Every advisor has clients who invest in safe, low-return investments that will sabotage their ability to achieve long-term goals. The reason they do this is the mismatch between the cost and the benefits of what they do. The volatility and pain of investing in stocks and risk of short-term loss is immediate, the benefit long-term.  The benefit of being in cash is immediate, the cost long-term. 

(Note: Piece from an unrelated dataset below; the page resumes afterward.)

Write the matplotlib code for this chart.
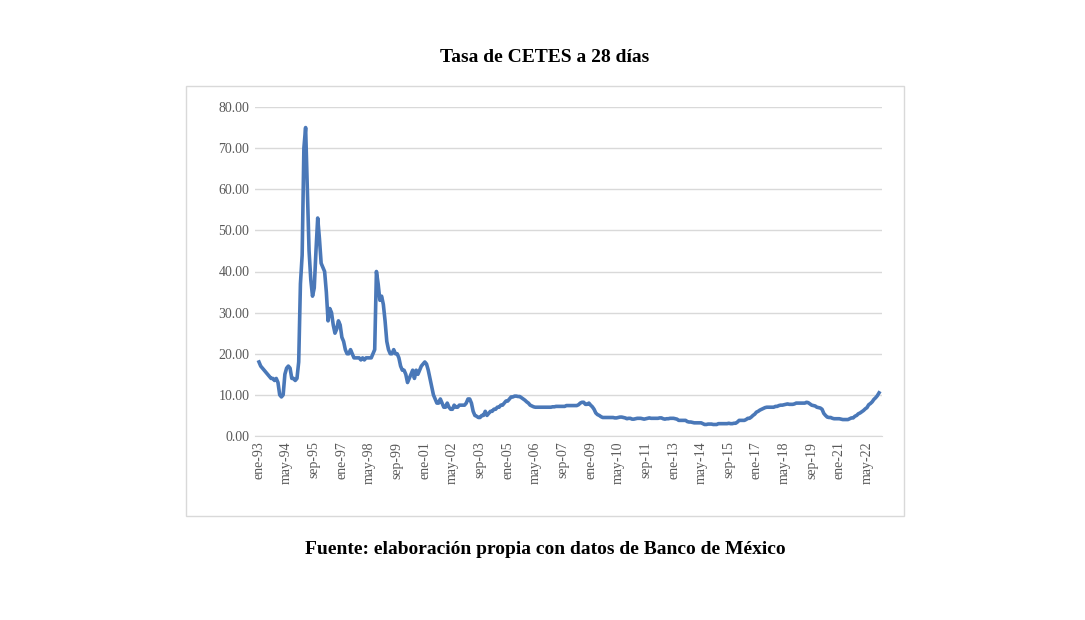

There’s been lots of research on the extent to which people discount long-term benefits and instead fixate on short term rewards; a classic example are students who go out for a beer with friends when they had planned to work on a paper due in a week’s time. That conflict between short-term benefits and long-term cost is true of many clients and it’s also applies to many advisors. The challenge is how to reframe the choice … and then where to look for guidance on making change happen.

Two kinds of pain in life

I’m personally not a big reader of self-improvement literature (I recognize that it helps many people, just doesn’t work for me). That said, some time ago I was struck by a quote from motivational speaker and author Jim Rohn, who passed away a couple of years back. Here’s the quote:

“There are two kinds of pain in life – the pain of discipline and the pain of regret. The pain of discipline weighs ounces and is fleeting, the pain of regret weights tons and lasts forever.”

Rohn wrote a great deal about the role of discipline in life. Another of his quotes: “Discipline is the bridge between goals and accomplishment.”

The difficulty for this advisor wasn’t the absence of goals or the desire to make those goals happen – the problem was that, like many of us, he struggled to summon up the discipline to translate that desire into reality.